Biden claimed in February that if the bill did not pass Congress, the American people would blame Republicans and former President Donald Trump for the border crisis, as Trump was highly critical of the bill and advised congressional members against voting for it.
“If the bill fails, I want to be absolutely clear about something: The American people are going to know why it failed,” Biden warned during remarks on Feb. 6. “Every day between now and November, the American people are going to know that the only reason the border is not secure is Donald Trump and his MAGA Republican friends.”
We’ve worked with a bipartisan group of Senators for months to put forward the toughest and fairest border deal in history.
Congressional Republicans took one look, killed it, and left town.

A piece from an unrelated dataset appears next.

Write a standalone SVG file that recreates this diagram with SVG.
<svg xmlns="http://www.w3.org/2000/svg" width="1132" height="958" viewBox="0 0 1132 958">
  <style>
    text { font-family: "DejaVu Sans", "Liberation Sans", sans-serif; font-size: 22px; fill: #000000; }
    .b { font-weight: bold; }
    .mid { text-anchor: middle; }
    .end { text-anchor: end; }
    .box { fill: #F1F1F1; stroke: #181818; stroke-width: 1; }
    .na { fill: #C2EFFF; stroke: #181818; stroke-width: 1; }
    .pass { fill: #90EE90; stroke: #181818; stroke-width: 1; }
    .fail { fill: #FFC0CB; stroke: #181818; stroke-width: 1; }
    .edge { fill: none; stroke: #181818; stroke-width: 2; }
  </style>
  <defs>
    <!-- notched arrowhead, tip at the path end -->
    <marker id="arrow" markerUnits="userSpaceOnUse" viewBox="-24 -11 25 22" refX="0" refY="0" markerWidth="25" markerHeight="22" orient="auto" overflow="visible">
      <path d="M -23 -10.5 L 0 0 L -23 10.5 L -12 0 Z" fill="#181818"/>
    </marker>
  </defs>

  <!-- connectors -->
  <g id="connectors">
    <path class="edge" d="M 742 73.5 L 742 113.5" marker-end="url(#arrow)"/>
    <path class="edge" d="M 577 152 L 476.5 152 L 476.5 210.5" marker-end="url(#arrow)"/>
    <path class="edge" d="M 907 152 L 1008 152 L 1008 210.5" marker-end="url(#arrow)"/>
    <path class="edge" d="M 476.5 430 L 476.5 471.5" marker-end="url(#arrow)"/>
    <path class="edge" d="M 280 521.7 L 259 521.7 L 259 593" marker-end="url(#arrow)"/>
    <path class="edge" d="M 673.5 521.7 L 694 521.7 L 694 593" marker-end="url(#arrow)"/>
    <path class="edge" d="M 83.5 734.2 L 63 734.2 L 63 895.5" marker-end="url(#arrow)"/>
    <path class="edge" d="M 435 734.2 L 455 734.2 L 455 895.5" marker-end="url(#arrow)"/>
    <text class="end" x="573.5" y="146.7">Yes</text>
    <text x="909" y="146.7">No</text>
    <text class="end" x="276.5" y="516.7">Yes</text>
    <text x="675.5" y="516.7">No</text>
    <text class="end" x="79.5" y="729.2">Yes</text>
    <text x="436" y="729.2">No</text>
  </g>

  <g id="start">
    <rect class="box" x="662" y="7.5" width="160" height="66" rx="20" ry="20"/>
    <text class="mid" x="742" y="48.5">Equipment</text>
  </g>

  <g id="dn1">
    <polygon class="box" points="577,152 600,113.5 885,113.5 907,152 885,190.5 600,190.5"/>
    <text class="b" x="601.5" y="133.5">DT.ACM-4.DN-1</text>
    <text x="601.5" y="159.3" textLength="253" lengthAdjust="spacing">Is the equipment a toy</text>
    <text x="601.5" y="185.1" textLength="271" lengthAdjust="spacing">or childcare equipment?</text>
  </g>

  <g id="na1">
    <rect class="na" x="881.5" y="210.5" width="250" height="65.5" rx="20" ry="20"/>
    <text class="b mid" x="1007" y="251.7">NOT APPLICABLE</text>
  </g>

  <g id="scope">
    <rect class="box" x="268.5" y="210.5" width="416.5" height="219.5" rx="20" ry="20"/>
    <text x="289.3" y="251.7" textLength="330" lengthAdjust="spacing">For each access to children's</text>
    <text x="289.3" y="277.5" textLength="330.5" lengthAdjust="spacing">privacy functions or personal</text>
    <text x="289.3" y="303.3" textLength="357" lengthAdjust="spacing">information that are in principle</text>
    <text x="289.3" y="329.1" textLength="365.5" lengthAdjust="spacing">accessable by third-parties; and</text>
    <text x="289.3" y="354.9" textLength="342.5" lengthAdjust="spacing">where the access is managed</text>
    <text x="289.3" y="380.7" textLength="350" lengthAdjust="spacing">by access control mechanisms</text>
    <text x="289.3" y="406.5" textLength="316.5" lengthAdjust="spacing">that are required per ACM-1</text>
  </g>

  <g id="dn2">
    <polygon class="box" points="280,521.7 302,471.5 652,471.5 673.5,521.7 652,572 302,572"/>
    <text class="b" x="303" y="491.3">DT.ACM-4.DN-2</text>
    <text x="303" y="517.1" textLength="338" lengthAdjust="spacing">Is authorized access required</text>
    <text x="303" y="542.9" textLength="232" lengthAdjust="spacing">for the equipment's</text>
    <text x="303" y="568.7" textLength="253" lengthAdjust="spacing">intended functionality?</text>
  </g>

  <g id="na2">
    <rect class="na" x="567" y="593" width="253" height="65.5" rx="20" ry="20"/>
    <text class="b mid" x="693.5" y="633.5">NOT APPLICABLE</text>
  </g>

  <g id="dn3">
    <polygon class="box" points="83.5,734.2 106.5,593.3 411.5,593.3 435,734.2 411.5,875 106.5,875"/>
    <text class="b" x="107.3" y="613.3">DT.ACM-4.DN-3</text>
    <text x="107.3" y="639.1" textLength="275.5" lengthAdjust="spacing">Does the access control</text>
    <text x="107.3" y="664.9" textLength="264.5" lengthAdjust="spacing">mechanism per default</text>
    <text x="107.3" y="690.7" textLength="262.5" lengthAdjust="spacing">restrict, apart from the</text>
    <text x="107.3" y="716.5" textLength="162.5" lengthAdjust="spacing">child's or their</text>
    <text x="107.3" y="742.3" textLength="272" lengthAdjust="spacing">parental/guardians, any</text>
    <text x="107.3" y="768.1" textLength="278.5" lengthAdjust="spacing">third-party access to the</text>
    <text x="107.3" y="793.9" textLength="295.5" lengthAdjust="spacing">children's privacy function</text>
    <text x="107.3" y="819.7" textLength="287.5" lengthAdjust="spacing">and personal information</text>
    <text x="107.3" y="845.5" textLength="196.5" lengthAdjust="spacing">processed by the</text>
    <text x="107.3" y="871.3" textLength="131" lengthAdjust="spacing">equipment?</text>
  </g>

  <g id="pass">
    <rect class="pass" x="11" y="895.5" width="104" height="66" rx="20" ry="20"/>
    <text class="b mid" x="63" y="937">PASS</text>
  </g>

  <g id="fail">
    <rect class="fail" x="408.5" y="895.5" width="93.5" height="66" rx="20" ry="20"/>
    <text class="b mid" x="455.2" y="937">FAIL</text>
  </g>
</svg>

For them, it was never about the border. It was about playing politics. pic.twitter.com/8cytEyAwhC
— President Biden (@POTUS) February 15, 2024
Biden and his team hope to leverage his State of the Union address on Mar. 7 as a chance to erase concerns about his mental and physical health and promote his accomplishments as president, according to Axios. Concerns about Biden’s health were furthered after the Department of Justice (DOJ) special counsel advised in February against charging Biden for his retention of classified documents because he would present to the jury as a “well-meaning, elderly man with a poor memory.”
Biden already has used his authority to make decisions on the southern border before; on his first day in office in January 2021, Biden signed a flurry of executive orders to reverse several Trump administration border policies, including nullifying deportation initiatives and halting the construction of the border wall.
Biden’s reputation is suffering because of the immigration crisis; 73% of Democrats disapprove of Biden’s handling of the southern border crisis, a higher number than at any other time during his presidency, according to Politico.
Illegal immigration surged quickly after Biden took office; there were roughly 1.7 million migrant encounters at the southern border in 2021, and that number rose to over 2 million in 2023, according to Customs and Border Protection data. There were 851,508 migrant encounters at the southern border in 2020, Trump’s last year in office.
The White House did not immediately respond to a request for comment.